Significantly, Ayatollah Khamenei is believed to adore Kashmir, its culture and people. He had visited Kashmir in early 80s and also delivered sermons at Jamia Masjid Srinagar and Imambara Budgam.

Condemning the “extensive propaganda of the enemy” to spread Islamophobia, Khamenei said their “offhand efforts to create discord among Muslim sects, to incite sectarian prejudices, to bring about pseudo-confrontations between the Sunnis and the Shiites, to create disunity between Islamic states and to aggravate their differences, to change them into hostility and unsolvable conflicts, its employment of intelligence and espionage outfits to propagate corruption and immorality amongst the youth-all these are nervous and bewildered responses to the steady and firm advances of the Islamic Ummah towards awakening, honor and freedom.”

He said that the Zionist regime was no more the “undefeatable monster” of 30 years ago.
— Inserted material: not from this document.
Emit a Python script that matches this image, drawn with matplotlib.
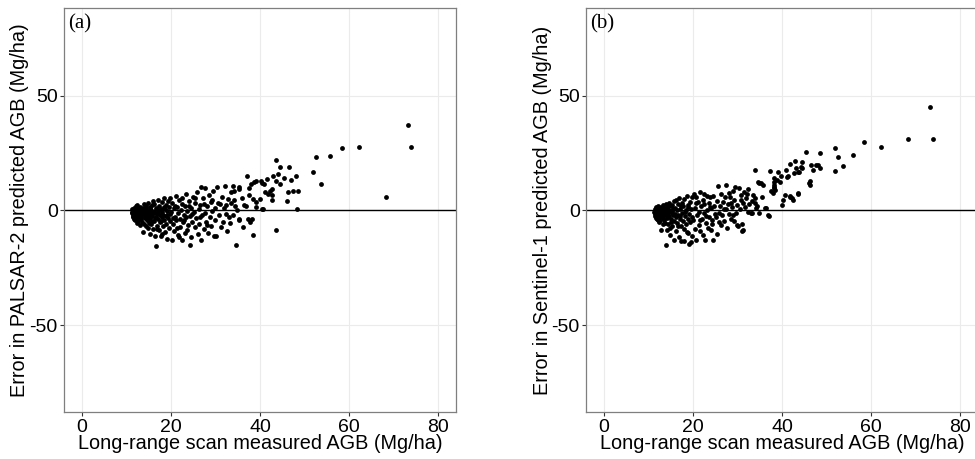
import numpy as np
import matplotlib
matplotlib.use("Agg")
import matplotlib.pyplot as plt

plt.rcParams['font.family'] = ['Liberation Sans', 'DejaVu Sans']
plt.rcParams['axes.unicode_minus'] = False

# panel (a): PALSAR-2 errors vs measured AGB
palsar_x = [
    11.2, 11.3, 11.4, 11.5, 11.6, 11.7, 11.8, 11.9, 12.0, 12.0, 12.1, 12.2, 12.3, 12.4, 12.5, 12.6, 12.7, 12.8, 12.9, 13.0,
    13.0, 13.1, 13.2, 13.3, 13.4, 13.5, 11.5, 11.9, 12.3, 12.6, 12.9, 13.3, 11.3, 11.8, 12.2, 12.7, 13.1, 13.4, 12.0, 12.5,
    13.6, 13.7, 13.8, 13.8, 13.9, 14.0, 14.1, 14.2, 14.3, 14.3, 14.4, 14.5, 14.6, 14.7, 14.8, 14.8, 14.9, 15.0, 15.1, 15.2,
    15.3, 15.4, 15.4, 15.5, 15.6, 15.7, 15.8, 15.9, 16.0, 16.0, 13.7, 14.0, 14.4, 14.9, 15.3, 15.8, 14.2, 15.0,
    16.1, 16.2, 16.3, 16.4, 16.5, 16.6, 16.7, 16.7, 16.8, 16.9, 17.0, 17.1, 17.2, 17.3, 17.4, 17.5, 17.6, 17.7, 17.8, 17.9,
    18.0, 18.1, 18.2, 18.3, 18.4, 18.5, 18.6, 18.7, 18.8, 18.9, 19.0, 19.1, 19.2, 19.3, 19.4, 19.5, 19.6, 19.7, 19.8, 19.9,
    16.4, 17.1, 17.7, 18.5, 19.2, 16.9, 18.1,
    20.0, 20.2, 20.3, 20.5, 20.6, 20.8, 20.9, 21.1, 21.2, 21.4, 21.5, 21.7, 21.8, 22.0, 22.1, 22.3, 22.5, 22.6, 22.8, 22.9,
    23.1, 23.2, 23.4, 23.5, 23.7, 23.8, 24.0, 24.2, 24.3, 24.5, 24.6, 24.8, 24.9, 20.4, 21.0, 21.9, 22.4, 23.0, 23.6, 24.1,
    24.7, 21.3,
    25.1, 25.3, 25.4, 25.6, 25.8, 26.0, 26.2, 26.3, 26.5, 26.8, 26.8, 27.0, 27.2, 27.4, 27.6, 27.7, 27.9, 28.1, 28.3, 28.5,
    28.7, 28.9, 29.0, 29.2, 29.4, 29.6, 29.8, 30.0, 25.5, 26.6, 27.5, 28.0, 29.3,
    30.2, 30.4, 30.6, 30.9, 31.0, 31.2, 31.4, 31.7, 32.0, 32.1, 32.3, 32.3, 32.5, 32.8, 33.0, 33.2, 33.5, 33.6, 33.9, 33.9,
    34.2, 34.4, 34.7, 34.9, 34.2,
    35.3, 35.3, 35.4, 35.4, 35.9, 36.3, 36.4, 36.9, 37.0, 37.4, 37.6, 37.6, 37.7, 37.9, 38.1, 38.4, 38.4, 38.7, 39.1, 39.2,
    39.1, 39.9,
    40.2, 40.4, 40.5, 40.7, 41.0, 41.1, 41.5, 41.8, 42.3, 42.7, 42.8, 42.7, 43.0, 43.6, 43.7, 43.7, 44.0, 44.4, 44.6, 45.4,
    46.1, 46.3, 46.5, 46.9, 47.4, 48.2, 48.5, 48.4,
    51.8, 52.5, 53.6, 55.8, 58.5, 62.3, 68.3, 73.3, 73.9,
]
palsar_err = [
    -1.0, 0.5, -2.3, -0.2, -3.1, 1.2, -1.5, 0.1, -4.2, -0.8, 1.8, -2.0, -0.4, -5.3, 0.9, -1.2, -3.0, 0.3, -2.6, 1.5,
    -0.9, -6.2, -1.8, 0.6, -3.6, -0.3, -1.6, -2.9, 2.2, -4.6, -0.6, -2.4, -0.6, -3.8, 0.7, -1.9, 0.0, -1.1, -1.4, -2.8,
    -4.9, 1.0, -9.5, -2.2, -0.7, 2.6, -3.4, -1.3, -6.8, 0.4, -2.0, 1.9, -4.0, -0.9, -7.6, 3.1, -2.7, -0.2, -5.5, 1.4,
    -1.6, -10.1, -3.2, 0.2, -6.1, 2.2, -2.4, -0.5, -8.3, 4.0, -1.5, -5.8, -0.3, -4.4, 0.9, -4.7, -2.9, -1.2,
    -1.2, 2.8, -4.5, -0.2, -11.0, -2.8, -15.7, 1.1, -6.6, -1.8, 4.6, -3.8, -0.7, -8.7, 1.9, -5.2, -2.0, 0.5, -11.2, -3.0,
    3.5, -0.9, -6.9, -1.9, 5.2, -4.1, 0.8, -9.4, -2.5, 2.4, -5.9, -0.4, -12.3, 4.1, -3.3, 1.3, -7.8, -1.4, 5.6, -4.7,
    -3.5, 0.1, -4.6, 1.5, -2.1, -8.0, -10.3,
    -0.6, -13.0, 3.0, -6.0, 0.9, -9.0, -2.8, 6.2, -4.3, 1.6, -10.7, -1.2, 4.5, -7.1, -3.6, 0.3, -13.0, 5.4, -5.2, -1.9,
    2.1, -9.8, -3.0, 7.3, -0.3, -6.4, 3.9, -15.2, -2.3, 0.9, -11.6, -4.9, 5.8, -3.3, 1.9, -11.5, 2.9, -4.4, -8.6, 1.7,
    -1.4, -7.7,
    -0.8, -7.3, 3.1, -3.5, 8.2, -10.4, 0.5, -5.8, 2.4, -13.0, 10.0, -2.0, 5.2, -8.1, 9.6, -1.0, -4.9, 1.8, -9.9, 6.5,
    -2.9, 3.7, -6.8, -0.1, 8.6, -11.3, 1.2, -4.1, 5.6, -3.1, 2.9, -6.2, 4.6,
    -11.0, 10.1, 3.2, -2.2, 2.8, -7.4, 6.0, -5.0, 0.9, 10.4, -1.4, 2.5, -8.9, 5.1, -3.1, -5.4, 7.9, 3.1, 10.6, -1.9,
    8.4, 1.9, -14.9, 0.0, 4.3,
    -3.9, 10.2, 9.4, -4.1, 5.5, -7.2, 2.2, 1.7, 14.9, -3.6, 9.6, 6.5, -5.0, 11.6, -3.8, 5.1, -10.6, 12.2, 3.5, 13.0,
    1.5, 4.9,
    12.7, 12.0, 0.7, 0.7, 11.6, 8.0, 13.5, 7.0, 8.5, 9.4, 6.8, 4.7, 15.1, -8.6, 21.9, 12.6, 15.8, 19.0, 11.4, 14.2,
    4.0, 8.0, 19.1, 13.3, 8.3, 14.9, 8.3, 0.6,
    16.7, 23.2, 11.3, 23.5, 27.2, 27.5, 5.8, 37.1, 27.7,
]

# panel (b): Sentinel-1 errors vs measured AGB
s1_x = [
    11.3, 11.4, 11.5, 11.6, 11.7, 11.8, 11.9, 12.0, 12.1, 12.1, 12.2, 12.3, 12.4, 12.5, 12.6, 12.7, 12.8, 12.8, 12.9, 13.0,
    13.1, 13.2, 13.3, 13.4, 13.5, 11.6, 12.0, 12.4, 12.7, 13.0, 13.4, 11.4, 11.9, 12.3, 12.9, 13.2,
    13.6, 13.7, 13.8, 13.9, 13.9, 14.0, 14.1, 14.2, 14.3, 14.4, 14.5, 14.6, 14.7, 14.8, 14.9, 15.0, 15.1, 15.2, 15.3, 15.4,
    15.5, 15.6, 15.7, 15.8, 15.9, 16.0, 13.8, 14.3, 14.8, 15.3, 15.8, 14.5, 15.0,
    16.1, 16.2, 16.3, 16.4, 16.5, 16.6, 16.7, 16.8, 16.9, 17.0, 17.1, 17.3, 17.3, 17.5, 17.6, 17.7, 17.8, 18.0, 18.0, 18.1,
    18.2, 18.4, 18.5, 18.6, 18.8, 18.9, 19.0, 19.1, 19.2, 19.3, 19.4, 19.5, 19.6, 19.7, 19.8, 19.9, 16.6, 17.4, 18.3, 19.0,
    17.2, 18.7,
    20.1, 20.2, 20.4, 20.5, 20.7, 20.8, 20.9, 21.1, 21.3, 21.4, 21.6, 21.7, 21.8, 22.0, 22.2, 22.3, 22.5, 22.6, 22.8, 22.9,
    23.1, 23.2, 23.4, 23.6, 23.7, 23.9, 24.0, 24.1, 24.3, 24.5, 24.6, 24.7, 24.9, 20.6, 21.5, 22.4, 23.0, 23.8, 24.4,
    25.2, 25.4, 25.5, 25.7, 25.8, 26.0, 26.2, 26.4, 26.6, 26.8, 27.0, 27.2, 27.4, 27.5, 27.7, 27.9, 28.1, 28.3, 28.5, 28.6,
    28.8, 29.0, 29.2, 29.3, 29.5, 29.6, 29.8, 30.0, 25.9, 26.9, 28.0, 29.0,
    30.1, 30.3, 30.5, 30.8, 30.8, 31.0, 31.1, 31.2, 31.3, 31.5, 31.8, 32.0, 32.2, 32.3, 32.4, 32.6, 33.0, 33.2, 33.3, 33.5,
    33.9, 34.0, 34.0, 34.3, 34.6, 34.9, 34.8, 34.2,
    35.3, 35.5, 35.7, 36.3, 36.5, 36.9, 37.0, 37.2, 37.5, 38.0, 38.1, 38.1, 38.2, 38.2, 38.3, 38.5, 38.9, 39.2, 39.6, 39.8,
    40.0,
    40.3, 40.7, 41.0, 41.2, 41.4, 41.7, 41.8, 41.8, 42.3, 42.5, 42.7, 42.9, 43.1, 43.6, 43.7, 43.7, 43.8, 44.2, 44.4, 44.5,
    45.5, 46.1, 46.2, 46.3, 46.6, 47.0, 47.7, 48.2, 48.5, 48.6,
    51.9, 51.9, 52.6, 53.7, 55.9, 58.5, 62.2, 68.3, 73.3, 73.8,
]
s1_err = [
    -0.9, 0.8, -2.4, -0.1, -3.5, 1.5, -1.4, 0.3, -4.4, -0.7, 2.0, -2.1, -0.3, -5.1, 1.1, -1.3, -8.7, -3.1, 0.4, -2.6,
    1.6, -0.8, -6.0, -1.7, 0.6, -1.7, -2.9, 1.3, -4.0, -0.4, -3.2, -0.4, -3.9, 0.9, -1.9, 2.3,
    -4.2, 0.9, -2.2, -15.2, -0.6, 2.7, -3.3, -8.5, -1.2, 0.4, -5.8, 3.4, -2.4, -0.1, -10.9, 1.8, -3.7, -1.0, -6.7, 2.5,
    -2.1, 0.6, -13.0, -4.8, 1.2, -1.6, -5.6, 1.9, -7.9, -0.4, 3.9, -3.0, -4.9,
    4.6, -3.0, -9.0, 0.2, -5.4, 2.9, -1.9, -11.6, 5.2, -3.8, 0.8, -13.5, -7.0, 3.4, -1.1, -4.5, 1.7, -13.5, -8.1, 4.9,
    -2.6, 0.3, -6.1, 6.1, -3.6, 1.4, -10.0, -14.6, -1.5, 3.8, -5.2, -14.0, 0.7, -11.3, -2.8, 5.9, -6.6, 2.0, -0.9, 2.5,
    -2.3, -9.4,
    -4.0, 7.2, -8.0, 0.9, -13.0, 6.0, -2.1, 3.5, -6.5, -0.5, -9.0, 8.1, 1.9, -3.6, 4.5, -10.6, -1.2, 2.8, -12.8, -5.3,
    6.4, 0.0, -7.7, 3.3, -2.7, 5.7, -8.7, 0.9, -4.4, 6.2, -12.8, 2.1, -1.6, 3.3, -4.4, 7.3, -2.4, 1.5, -6.0,
    -3.0, -10.4, 4.1, 10.6, -1.2, 1.9, -6.4, 7.1, -2.2, 3.5, -4.7, 5.9, 10.9, 0.6, -7.8, 2.8, -1.5, 5.8, 3.0, -3.7,
    1.5, 8.3, -4.5, 4.4, 10.0, -1.0, 2.4, -6.3, -5.2, 0.4, 7.6, -2.0,
    -7.0, 9.6, 0.8, 4.7, 6.5, -6.0, -9.0, 3.0, -8.4, 7.8, 1.3, 5.6, 7.0, -0.5, 9.2, 2.6, -1.0, 4.1, -1.1, 6.8,
    3.2, 17.7, 5.5, 2.0, 12.2, -1.0, 12.0, 1.2,
    12.0, 5.8, 11.0, 1.0, 1.2, -2.2, -2.3, 17.1, 8.5, 7.5, 9.7, 10.0, 14.0, 12.3, 11.0, 8.9, 13.2, 16.8, 12.4, 14.9,
    2.2,
    4.3, 6.5, 17.4, 14.6, 14.8, 6.2, 5.7, 20.3, 5.2, 4.5, 16.2, 21.3, 18.4, 7.3, 16.5, 7.7, 16.8, 19.0, 21.0, 18.5,
    25.5, 11.8, 11.0, 12.7, 19.8, 17.4, 19.8, 19.8, 18.3, 24.9,
    27.2, 17.2, 23.2, 19.3, 24.2, 30.0, 27.8, 31.2, 44.9, 31.2,
]

panels = [
    (palsar_x, palsar_err, "Error in PALSAR-2 predicted AGB (Mg/ha)", "(a)"),
    (s1_x, s1_err, "Error in Sentinel-1 predicted AGB (Mg/ha)", "(b)"),
]

fig = plt.figure(figsize=(9.75, 4.59), dpi=100)
lefts = [64 / 975, 586 / 975]
for (xs, ys, ylab, tag), left in zip(panels, lefts):
    ax = fig.add_axes([left, 0.1017, 0.402, 0.880])
    ax.set_xlim(-4, 84)
    ax.set_ylim(-88, 88)
    ax.set_xticks([0, 20, 40, 60, 80])
    ax.set_yticks([-50, 0, 50])
    ax.grid(True, color="#ebebeb", linewidth=0.8)
    ax.set_axisbelow(True)
    ax.axhline(0, color="black", linewidth=1.0, zorder=2)
    ax.scatter(xs, ys, s=12, color="black", linewidths=0, zorder=3)
    for sp in ax.spines.values():
        sp.set_color("#7f7f7f")
        sp.set_linewidth(0.9)
    ax.tick_params(axis="both", length=3, width=0.8, color="#333333",
                   labelsize=14, labelcolor="black", pad=1.5)
    ax.set_xlabel("Long-range scan measured AGB (Mg/ha)", fontsize=14.3, labelpad=-1)
    ax.set_ylabel(ylab, fontsize=14.3, labelpad=0)
    ax.text(0.01, 0.985, tag, transform=ax.transAxes, ha="left", va="top",
            fontsize=15, family=["Liberation Serif", "DejaVu Serif"])

fig.savefig("out.png", dpi=100)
“The United States and the West are also no more the unquestionable decision-makers of the Middle East that they were two decades ago. Contrary to the situation that existed ten years ago, the nuclear know-how and other complex technologies are no longer considered inaccessible daydreams for Muslim nations of the region,” he said. “Today the Palestinian nation is an acknowledged paragon of resistance, the Lebanese nation has single-handedly demolished the fake awesomeness of the Zionist regime and emerged as the victor of the 33-day war, and the Iranian nation is at the vanguard of the movement towards the looming peaks.”

“Today the arrogant United States, the self-styled commandant of the Islamic region and the real sponsor of the Zionist regime, is bogged down in the quagmire of its own making in Afghanistan. As a result of all its crimes against the people of Iraq, it is in the course of becoming isolated in that country. It is hated more than ever before in disaster-stricken Pakistan. Today, the influence of the anti-Islamic front which since the past two centuries has acted as a despotic overlord over Islamic nations and states and plundered their resources, is receding before the heroic resistance of the Muslim nations.”

“On the opposite side, the wave of Islamic awakening is steadily advancing and growing in depth day by day.”

Ayatollah Khamenei said that the glorious spectacle and stage of Hajj provided Muslims with an opportunity for the fulfillment of these duties and “summons us to intensify and redouble our resolution and efforts”.